O centro da cidade encheu-se de turistas que, em pleno agosto, calcorreiam em grupo as ruas estreitas de Alfama ou tiram “selfies” com os filhos ao colo da estátua do poeta Fernando Pessoa, no Chiado.
As opções de alojamento variam consoante o tipo de turista, as circunstâncias da viagem e as preferências. Juliette Descroix, 18 anos, viajou de Paris (França) com quatro amigas e escolheram Lisboa por ter praia perto, optando por arrendar um apartamento, por ser mais barato e poderem confecionar refeições, contou à Lusa.
Jesús de Pedro, 31 anos, e Sandra Moreno, 27 anos, são de Bilbau (Espanha), deslocaram-se de comboio desde a cidade basca de Vitoria e, na comparação com um apartamento, acharam mais barato um hotel no Chiado. Sandra mostrou-se agradada com a arquitetura, a comida e o “ruído, um pouco caótico”, da cidade.

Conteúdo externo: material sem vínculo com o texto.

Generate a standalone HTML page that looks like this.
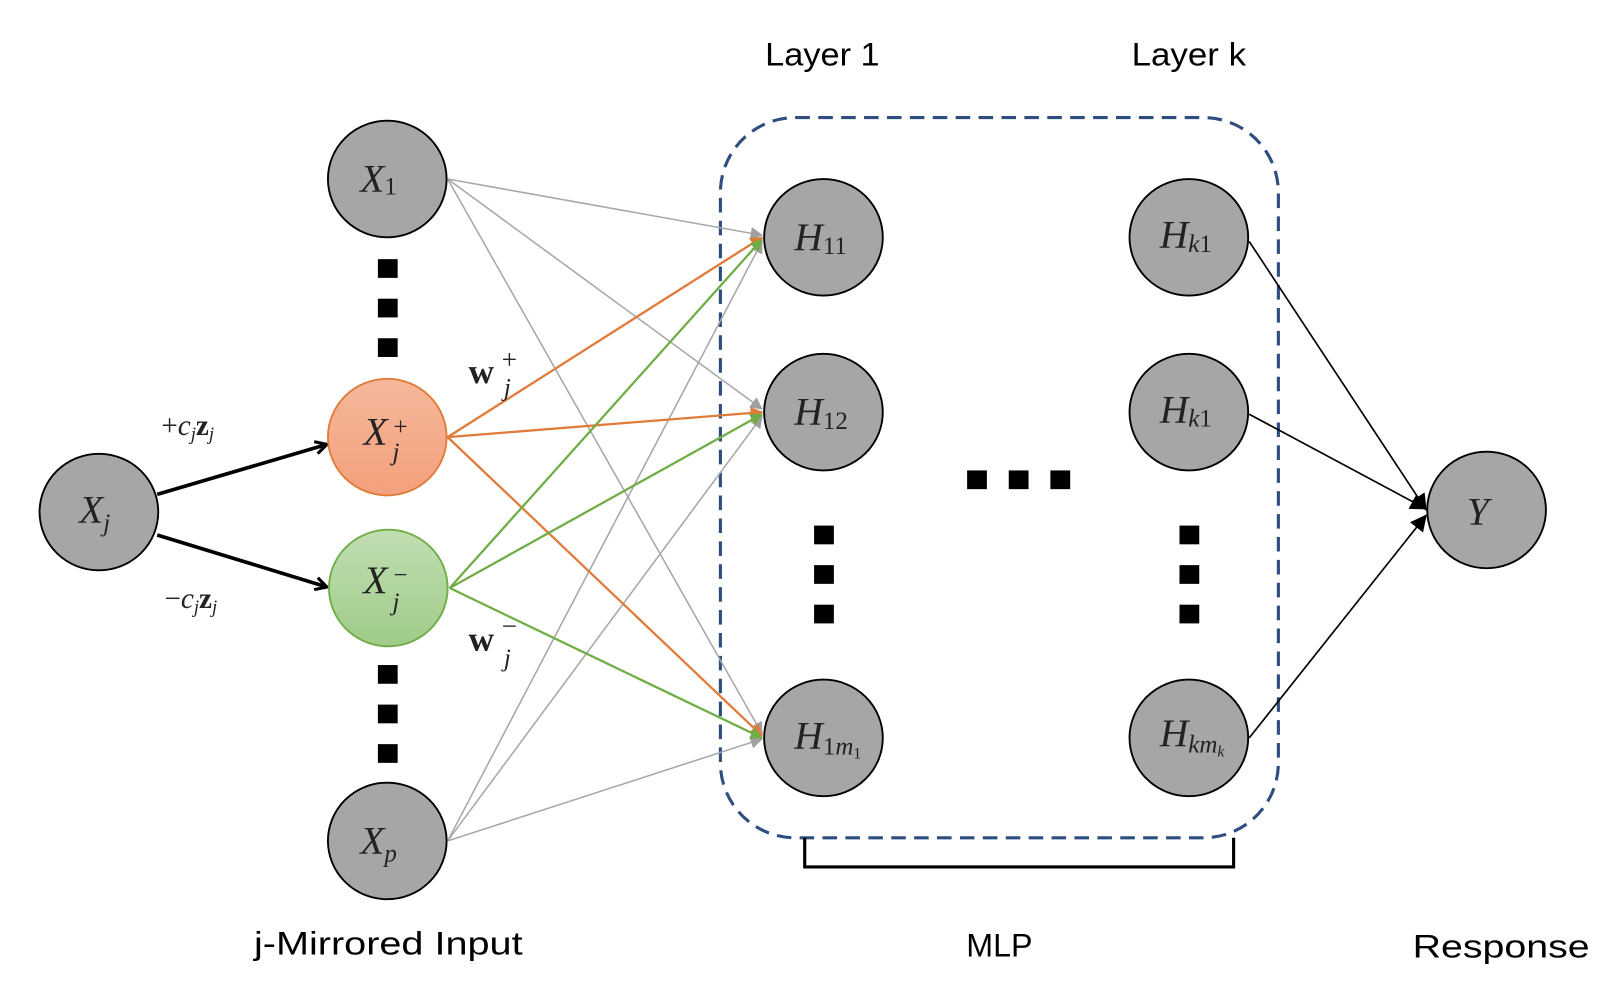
<!DOCTYPE html>
<html><head><meta charset="utf-8"><style>
html,body{margin:0;padding:0;background:#fff;}
svg{display:block;}
.m{font-family:"Liberation Serif",serif;font-style:italic;fill:#222;}
.s{font-family:"Liberation Sans",sans-serif;fill:#000;}
</style></head><body>
<svg width="1624" height="996" viewBox="0 0 1560 957" preserveAspectRatio="none" xmlns="http://www.w3.org/2000/svg">
<defs>
<marker id="ag" markerWidth="12" markerHeight="12" refX="11" refY="6" orient="auto" markerUnits="userSpaceOnUse" viewBox="0 0 12 12"><path d="M0,0 L12,6 L0,12 z" fill="#a0a0a0"/></marker>
<marker id="ao" markerWidth="12" markerHeight="12" refX="11" refY="6" orient="auto" markerUnits="userSpaceOnUse" viewBox="0 0 12 12"><path d="M0,0 L12,6 L0,12 z" fill="#e07b39"/></marker>
<marker id="agr" markerWidth="12" markerHeight="12" refX="11" refY="6" orient="auto" markerUnits="userSpaceOnUse" viewBox="0 0 12 12"><path d="M0,0 L12,6 L0,12 z" fill="#70ad47"/></marker>
<marker id="ab" markerWidth="16" markerHeight="16" refX="15" refY="8" orient="auto" markerUnits="userSpaceOnUse" viewBox="0 0 16 16"><path d="M0,0 L16,8 L0,16 z" fill="#000"/></marker>
<marker id="av" markerWidth="14" markerHeight="14" refX="12" refY="7" orient="auto" markerUnits="userSpaceOnUse" viewBox="0 0 14 14"><path d="M1,1 L12,7 L1,13" fill="none" stroke="#000" stroke-width="3"/></marker>
<linearGradient id="go" x1="0" y1="0" x2="0" y2="1"><stop offset="0" stop-color="#f5b89b"/><stop offset="1" stop-color="#f4a07c"/></linearGradient>
<linearGradient id="gg" x1="0" y1="0" x2="0" y2="1"><stop offset="0" stop-color="#c2deb3"/><stop offset="1" stop-color="#9fcb88"/></linearGradient>
</defs>

<rect x="692" y="113" width="536" height="692" rx="72" ry="72" fill="none" stroke="#2f4e80" stroke-width="3" stroke-dasharray="14 8"/>
<path d="M773,805 V833 H1185 V805" fill="none" stroke="#000" stroke-width="3"/>

<g stroke="#a8a8a8" stroke-width="1.5" marker-end="url(#ag)">
<line x1="430" y1="172" x2="732" y2="226"/>
<line x1="430" y1="172" x2="732" y2="393"/>
<line x1="430" y1="172" x2="732" y2="705"/>
<line x1="430" y1="808" x2="732" y2="232"/>
<line x1="430" y1="808" x2="732" y2="400"/>
<line x1="430" y1="808" x2="732" y2="710"/>
</g>
<g stroke="#e07b39" stroke-width="2.2" marker-end="url(#ao)">
<line x1="430" y1="420" x2="732" y2="228"/>
<line x1="430" y1="420" x2="732" y2="396"/>
<line x1="430" y1="420" x2="732" y2="707"/>
</g>
<g stroke="#70ad47" stroke-width="2.2" marker-end="url(#agr)">
<line x1="432" y1="565" x2="732" y2="230"/>
<line x1="432" y1="565" x2="732" y2="398"/>
<line x1="432" y1="565" x2="732" y2="709"/>
</g>
<g stroke="#000" stroke-width="3.5" marker-end="url(#av)">
<line x1="151" y1="475" x2="314" y2="427"/>
<line x1="151" y1="514" x2="314" y2="564"/>
</g>
<g stroke="#000" stroke-width="1.6" marker-end="url(#ab)">
<line x1="1200" y1="232" x2="1370" y2="490"/>
<line x1="1200" y1="398" x2="1370" y2="489"/>
<line x1="1200" y1="709" x2="1370" y2="495"/>
</g>

<g fill="#a6a6a6" stroke="#000" stroke-width="1.8">
<ellipse cx="95" cy="492" rx="57" ry="56"/>
<ellipse cx="372" cy="172" rx="57" ry="56"/>
<ellipse cx="372" cy="808" rx="57" ry="56"/>
<ellipse cx="791" cy="228" rx="57" ry="56"/>
<ellipse cx="791" cy="396" rx="57" ry="56"/>
<ellipse cx="791" cy="709" rx="57" ry="56"/>
<ellipse cx="1142" cy="228" rx="57" ry="56"/>
<ellipse cx="1142" cy="396" rx="57" ry="56"/>
<ellipse cx="1142" cy="709" rx="57" ry="56"/>
<ellipse cx="1428" cy="490" rx="57" ry="56"/>
</g>
<ellipse cx="372" cy="420" rx="57" ry="56" fill="url(#go)" stroke="#e07b39" stroke-width="1.8"/>
<ellipse cx="373" cy="565" rx="57" ry="56" fill="url(#gg)" stroke="#70ad47" stroke-width="1.8"/>

<g fill="#000">
<rect x="363" y="249" width="19" height="18"/><rect x="363" y="287" width="19" height="18"/><rect x="363" y="325" width="19" height="18"/>
<rect x="363" y="639" width="19" height="18"/><rect x="363" y="677" width="19" height="18"/><rect x="363" y="715" width="19" height="18"/>
<rect x="782" y="505" width="19" height="18"/><rect x="782" y="543" width="19" height="18"/><rect x="782" y="581" width="19" height="18"/>
<rect x="1133" y="505" width="19" height="18"/><rect x="1133" y="543" width="19" height="18"/><rect x="1133" y="581" width="19" height="18"/>
<rect x="929" y="452" width="19" height="18"/><rect x="969" y="452" width="19" height="18"/><rect x="1009" y="452" width="19" height="18"/>
</g>

<g class="m" font-size="38">
<text x="76" y="502">X<tspan font-size="24" dy="8">j</tspan></text>
<text x="346" y="184">X<tspan font-size="24" dy="3" font-style="normal">1</tspan></text>
<text x="346" y="820">X<tspan font-size="24" dy="8">p</tspan></text>
<text x="349" y="427">X</text><text x="378" y="418" font-size="24" font-style="normal">+</text><text x="377" y="442" font-size="24">j</text>
<text x="349" y="570">X</text><text x="378" y="560" font-size="24" font-style="normal">−</text><text x="377" y="586" font-size="24">j</text>
<text x="763" y="240">H<tspan font-size="24" dy="4" font-style="normal">11</tspan></text>
<text x="763" y="408">H<tspan font-size="24" dy="4" font-style="normal">12</tspan></text>
<text x="763" y="719">H<tspan font-size="24" dy="6" font-style="normal">1</tspan><tspan font-size="24">m</tspan><tspan font-size="15" dy="4" font-style="normal">1</tspan></text>
<text x="1114" y="238">H<tspan font-size="24" dy="4">k</tspan><tspan font-size="24" font-style="normal">1</tspan></text>
<text x="1114" y="406">H<tspan font-size="24" dy="4">k</tspan><tspan font-size="24" font-style="normal">1</tspan></text>
<text x="1114" y="717">H<tspan font-size="24" dy="6">km</tspan><tspan font-size="15" dy="4">k</tspan></text>
<text x="1409" y="504">Y</text>
</g>
<g class="m" font-size="28">
<text x="155" y="418"><tspan font-style="normal">+</tspan>c<tspan font-size="18" dy="5">j</tspan><tspan dy="-5" font-weight="bold" font-style="normal">z</tspan><tspan font-size="18" dy="5">j</tspan></text>
<text x="158" y="584"><tspan font-style="normal">−</tspan>c<tspan font-size="18" dy="5">j</tspan><tspan dy="-5" font-weight="bold" font-style="normal">z</tspan><tspan font-size="18" dy="5">j</tspan></text>
</g>
<g class="m" font-size="34">
<text x="450" y="368" font-weight="bold" font-style="normal">w</text><text x="482" y="354" font-size="26" font-style="normal">+</text><text x="484" y="380" font-size="24">j</text>
<text x="450" y="625" font-weight="bold" font-style="normal">w</text><text x="482" y="610" font-size="26" font-style="normal">−</text><text x="484" y="640" font-size="24">j</text>
</g>

<g class="s" font-size="31" text-anchor="middle">
<text x="790" y="63" textLength="110" lengthAdjust="spacingAndGlyphs">Layer 1</text>
<text x="1142" y="63" textLength="110" lengthAdjust="spacingAndGlyphs">Layer k</text>
<text x="373" y="917" textLength="258" lengthAdjust="spacingAndGlyphs">j-Mirrored Input</text>
<text x="960" y="919">MLP</text>
<text x="1442" y="920" textLength="170" lengthAdjust="spacingAndGlyphs">Response</text>
</g>
</svg>
</body></html>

Para Mar Herranz, 54 anos, de Barcelona, a viagem com uma prima não correu como esperado, devido ao apartamento no Bairro Alto, onde “há muito barulho”, mas elogiou os portugueses, “muito afáveis e cavalheiros”.
Bernardo Schmitt, 58 anos, de Munique (Alemanha), escolheu um hotel afastado da confusão do centro, para ficar com o filho, deslocando-se de metro para a Baixa, onde se queixa de “demasiados turistas”.
“Ontem fomos a Sintra, não conseguimos entrar, não havia espaço”, lamentou o turista, apesar da espera “durante uma hora” na vila romântica da periferia, que da sua experiência — a terceira vez no país, segunda em Lisboa — prefere maio para visitar a capital.
O diretor-geral da Associação de Turismo de Lisboa (ATL), Vítor Costa, estimou que “o setor do turismo represente à volta de 14% do PIB [produto interno bruto] da cidade de Lisboa”, que “terá 35 mil turistas por dia”.
“Se compararmos com outras cidades, por exemplo o caso de Barcelona, que é muito usado, temos menos de metade das dormidas em Lisboa”, salientou, em entrevista à Lusa, comparando os 8,4 milhões de dormidas na capital portuguesa, em 2014, com os 17,4 milhões da cidade catalã.
O também presidente da Entidade Regional de Turismo da Região de Lisboa considerou que ainda há margem para o aumento da oferta, desde que de forma sustentada, para “acompanhar o crescimento da procura”.